Company profits are distributed according to the provisions of the articles of association. Limited by shares companies are set up by profit making businesses, which means that surplus income is normally paid to shareholders in relation to the number and value of their shares.
Companies limited by guarantee, on the other hand, are usually set up by non-profit businesses and charities that generate income to promote and achieve their non-profit aims. Therefore, surplus income is not usually paid to members. If it is, the company forfeits its right to charitable status.
Companies can also use trading profits for many other reasons, such as:
- Growing the business.
- Purchasing new equipment or premises.
- Funding new projects.
- Investing in other businesses.
- Conducting research and development.
- Implementing marketing and branding strategies.
- Paying for advertising and promotional materials.
Allocating company profits
The allocation of trading profits is decided by the initial shareholders or guarantors (the ‘subscribers’ who set up the company) during the incorporation process. The directors, who may or may not also be shareholders or guarantors, are responsible for trying to make the business as successful and profitable as possible for the benefit of these members.
Income is allocated accordingly to running costs, expenses, salaries and wages, national insurance and benefits and all other costs and liabilities.
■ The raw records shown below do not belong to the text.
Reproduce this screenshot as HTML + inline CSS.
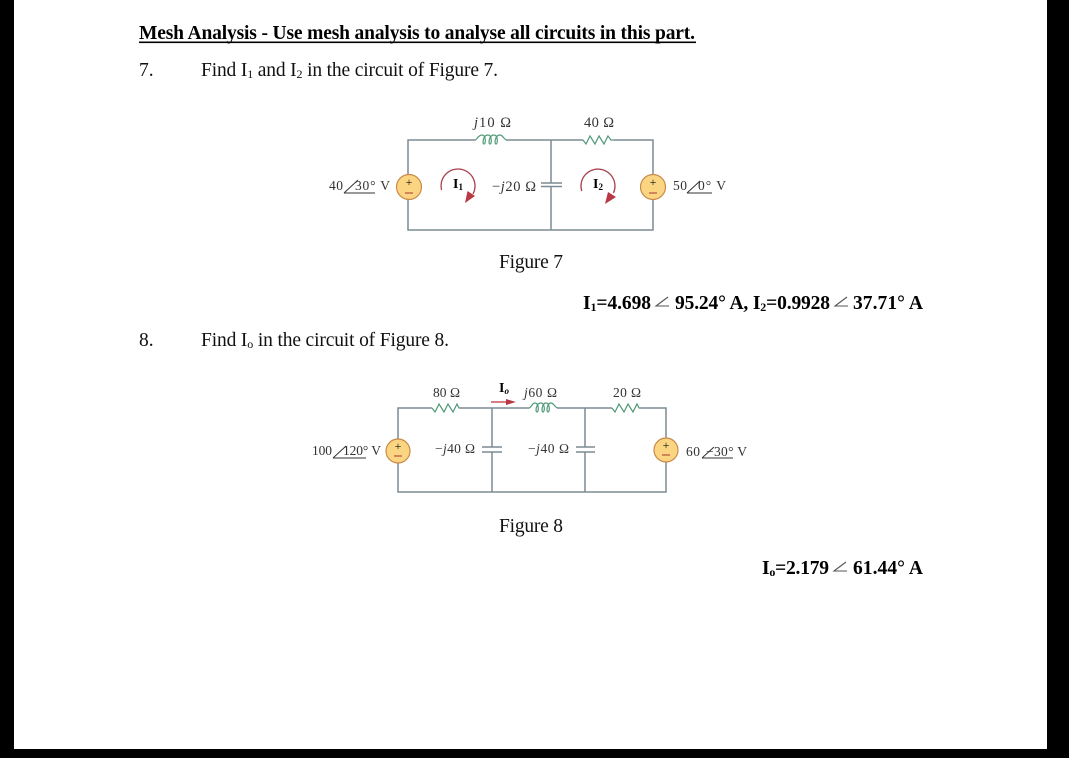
<!DOCTYPE html>
<html><head><meta charset="utf-8"><style>
html,body{margin:0;padding:0;background:#fff;width:1069px;height:758px;overflow:hidden}
svg{display:block}
text{font-family:"Liberation Serif",serif;fill:#111}
.b{font-weight:bold;fill:#000}
.d{font-size:19.5px;fill:#111}
.c{font-size:14.500px;fill:#333}
.e{font-size:13.500px;fill:#333}
.w{stroke:#7d8c94;stroke-width:1.5;fill:none}
.g{stroke:#4f9a78;stroke-width:1.2;fill:none}
.s{fill:#fbd581;stroke:#c98a4a;stroke-width:1.2}
.m{stroke:#a8404c;stroke-width:1.3;fill:none}
.r{fill:#b83844}
.a{stroke:#333;stroke-width:1;fill:none}
.ab{stroke:#555;stroke-width:1.1;fill:none}
</style></head><body>
<svg width="1069" height="758" viewBox="0 0 1069 758" xmlns="http://www.w3.org/2000/svg">
<rect width="1069" height="758" fill="#fff"/>
<rect x="0" y="0" width="14" height="758" fill="#000"/>
<rect x="1047" y="0" width="22" height="758" fill="#000"/>
<rect x="0" y="749" width="1069" height="9" fill="#000"/>

<!-- Heading -->
<text class="b" x="139" y="39" font-size="19.5" textLength="556" lengthAdjust="spacing">Mesh Analysis - Use mesh analysis to analyse all circuits in this part.</text>
<rect x="139" y="41.5" width="557" height="1.6" fill="#000"/>
<text class="d" x="139" y="76">7.</text>
<text class="d" x="201" y="76" textLength="297" lengthAdjust="spacing">Find I<tspan font-size="12" dy="2">1</tspan><tspan dy="-2"> and I</tspan><tspan font-size="12" dy="2">2</tspan><tspan dy="-2"> in the circuit of Figure 7.</tspan></text>

<!-- Figure 7 -->
<path class="w" d="M475 140H408V175M408 200V230H653V200M653 175V140H614M583 140H506M551 140V183M551 186.500V230"/>
<path class="w" d="M541 183H562M541 186.500H562"/>
<path class="g" d="M475 140C477 140 478 135 482 135C486 135 486 144 484 144C482 144 483 135 488 135C492 135 492 144 490 144C488 144 489 135 494 135C498 135 498 144 496 144C494 144 495 135 500 135C503 135 504 140 507 140"/>
<path class="g" d="M583 140l3 4 4-8 5 8 4-8 5 8 4-8 3 4h3"/>
<circle class="s" cx="409" cy="187" r="12.500"/>
<text x="409" y="186" text-anchor="middle" font-size="12" fill="#a33">+</text>
<path d="M405 193H413" stroke="#a33" stroke-width="1"/>
<circle class="s" cx="653" cy="187" r="12.500"/>
<text x="653" y="186" text-anchor="middle" font-size="12" fill="#a33">+</text>
<path d="M649 193H657" stroke="#a33" stroke-width="1"/>
<text class="e" x="329" y="190" textLength="14">40</text>
<path class="a" d="M344 193L358 180M344 193H375"/>
<text class="e" x="355" y="190" textLength="35">30° V</text>
<text class="e" x="673" y="190" textLength="14">50</text>
<path class="a" d="M687 193L700 181M687 193H712"/>
<text class="e" x="698" y="190" textLength="28">0° V</text>
<text class="c" x="474" y="127" textLength="37"><tspan font-style="italic">j</tspan>10 Ω</text>
<text class="c" x="584" y="127" textLength="30">40 Ω</text>
<text class="c" x="492" y="191" textLength="44">−<tspan font-style="italic">j</tspan>20 Ω</text>
<path class="m" d="M441.500 190A17 17 0 1 1 473 194"/>
<path class="r" d="M465 203L467.500 191 475 196Z"/>
<text class="b" x="453" y="188" font-size="14">I<tspan font-size="9" dy="2">1</tspan></text>
<path class="m" d="M581.700 191A17 17 0 1 1 613.500 193"/>
<path class="r" d="M605 204L608 192 616 197Z"/>
<text class="b" x="593" y="188" font-size="14">I<tspan font-size="9" dy="2">2</tspan></text>

<text class="d" x="499" y="268" textLength="64">Figure 7</text>

<!-- Answer 1 -->
<text class="b" x="583" y="309" font-size="19.5" textLength="68">I<tspan font-size="12" dy="2">1</tspan><tspan dy="-2">=4.698</tspan></text>
<path class="ab" d="M668 297L656 306H669"/>
<text class="b" x="675" y="309" font-size="19.5" textLength="155">95.24° A, I<tspan font-size="12" dy="2">2</tspan><tspan dy="-2">=0.9928</tspan></text>
<path class="ab" d="M847 297L835 306H848"/>
<text class="b" x="853" y="309" font-size="19.5" textLength="70">37.71° A</text>

<text class="d" x="139" y="346">8.</text>
<text class="d" x="201" y="346" textLength="248">Find I<tspan font-size="12" dy="2">o</tspan><tspan dy="-2"> in the circuit of Figure 8.</tspan></text>

<!-- Figure 8 -->
<path class="w" d="M432 408H398V439M398 463V492H666V462M666 438V408H641M612 408H557M529 408H460M492 408V447M492 452V492M585 408V447M585 452V492"/>
<path class="w" d="M482 447H502M482 452H502M576 447H595M576 452H595"/>
<path class="g" d="M432 408l3 4 4-8 5 8 4-8 5 8 4-8 2 4h1"/>
<path class="g" d="M612 408l3 4 4-8 5 8 4-8 5 8 4-8 2 4h2"/>
<path class="g" d="M529 408C531 408 532 403 535 403C539 403 539 412 537 412C535 412 536 403 541 403C545 403 545 412 543 412C541 412 542 403 546 403C550 403 550 412 548 412C546 412 547 403 551 403C554 403 555 408 558 408"/>
<circle class="s" cx="398" cy="451" r="12"/>
<text x="398" y="450" text-anchor="middle" font-size="12" fill="#a33">+</text>
<path d="M394 456H402" stroke="#a33" stroke-width="1"/>
<circle class="s" cx="666" cy="450" r="12"/>
<text x="666" y="449" text-anchor="middle" font-size="12" fill="#a33">+</text>
<path d="M662 455H670" stroke="#a33" stroke-width="1"/>
<text class="e" x="312" y="455" textLength="20">100</text>
<path class="a" d="M333 458L346 446M333 458H366"/>
<text class="e" x="343" y="455" textLength="38">120° V</text>
<text class="e" x="686" y="456" textLength="14">60</text>
<path class="a" d="M702 458L714 447M702 458H733"/>
<text class="e" x="706" y="456" textLength="41">−30° V</text>
<text class="e" x="433" y="397" textLength="27">80 Ω</text>
<text class="e" x="613" y="397" textLength="28">20 Ω</text>
<text class="e" x="524" y="397" textLength="33"><tspan font-style="italic">j</tspan>60 Ω</text>
<text class="e" x="435" y="453" textLength="40">−<tspan font-style="italic">j</tspan>40 Ω</text>
<text class="e" x="528" y="453" textLength="41">−<tspan font-style="italic">j</tspan>40 Ω</text>
<text class="b" x="499" y="392" font-size="14">I<tspan font-size="9" dy="2" font-style="italic">o</tspan></text>
<path d="M491 402H510" stroke="#c0303c" stroke-width="1.200"/>
<path class="r" d="M516 402L506 399V405Z"/>

<text class="d" x="499" y="532" textLength="64">Figure 8</text>

<!-- Answer 2 -->
<text class="b" x="762" y="574" font-size="19.5" textLength="67">I<tspan font-size="12" dy="2">o</tspan><tspan dy="-2">=2.179</tspan></text>
<path class="ab" d="M846 562L834 571H847"/>
<text class="b" x="853" y="574" font-size="19.5" textLength="70">61.44° A</text>
</svg>
</body></html>
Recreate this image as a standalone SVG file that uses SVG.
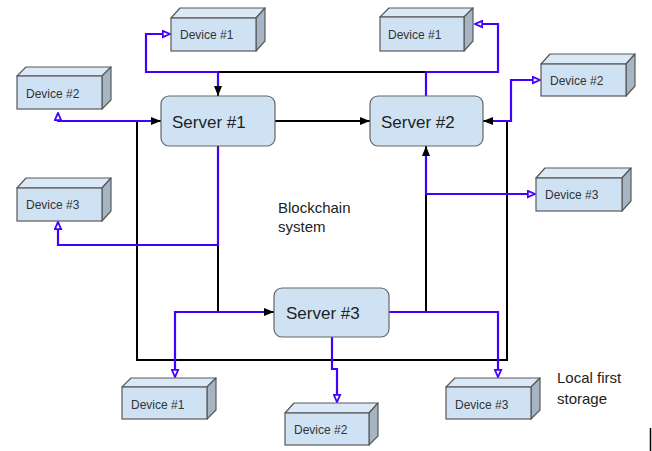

Only after these costs and expenses have been paid can dividend payments be issued to shareholders.
Value of shares
The profits a shareholder is entitled to receive is determined by the number, class and value of his or her shareholdings. Each share represents a percentage of the business, thus a percentage of profit entitlement. For example:
- If a company has one shareholder who owns 100% of the issued shares, he or she will be entitled to 100% of the surplus income.
- If a company has two shareholders and issues two shares of equal value, each shareholder will own 50% of the company and be entitled to 50% of the surplus income.
Shareholders may choose to leave this money in the company to further the aims of the business. Or they can take their portion of profits as dividend income.
There is no limit to the number of shareholders a company has or the number of shares it issues, but the value represented by each share will be diluted if the number of issued shares increases. This will affect a shareholder’s percentage of ownership, profit entitlement, control and decision-making power. These are important factors to consider when deciding on the number of shares to issue during or after company formation.
How to register a company
Companies limited by shares or guarantee can be registered at Companies House by postal application, online via Companies House Web Incorporation Service or through an online company formation agent. However, the Web Incorporation Service is only available if you are setting up a limited by shares company and adopting Model articles.
The quickest and easiest way to register any type of company is through an authorised agent like Rapid Formations. Applications are completed and submitted online, and they are normally approved by Companies House within 3 working hours.
To complete an application, you must provide the following information:
- Company name.
- Registered office address.
- Directors’ details (one or more), incl. service address details.
- Shareholders’ or guarantors’ details (one or more), incl. service address details.
- Company secretary details (appointment optional).
- Memorandum and articles of association.
- Share capital (limited by shares companies only).
- People with significant control (PSCs).
Upon incorporation, we will send you an email containing digital copies of your certificate of incorporation, the memorandum and articles of association, and share certificates (if applicable). Companies are immediately ready to trade as soon as Companies House approves the application.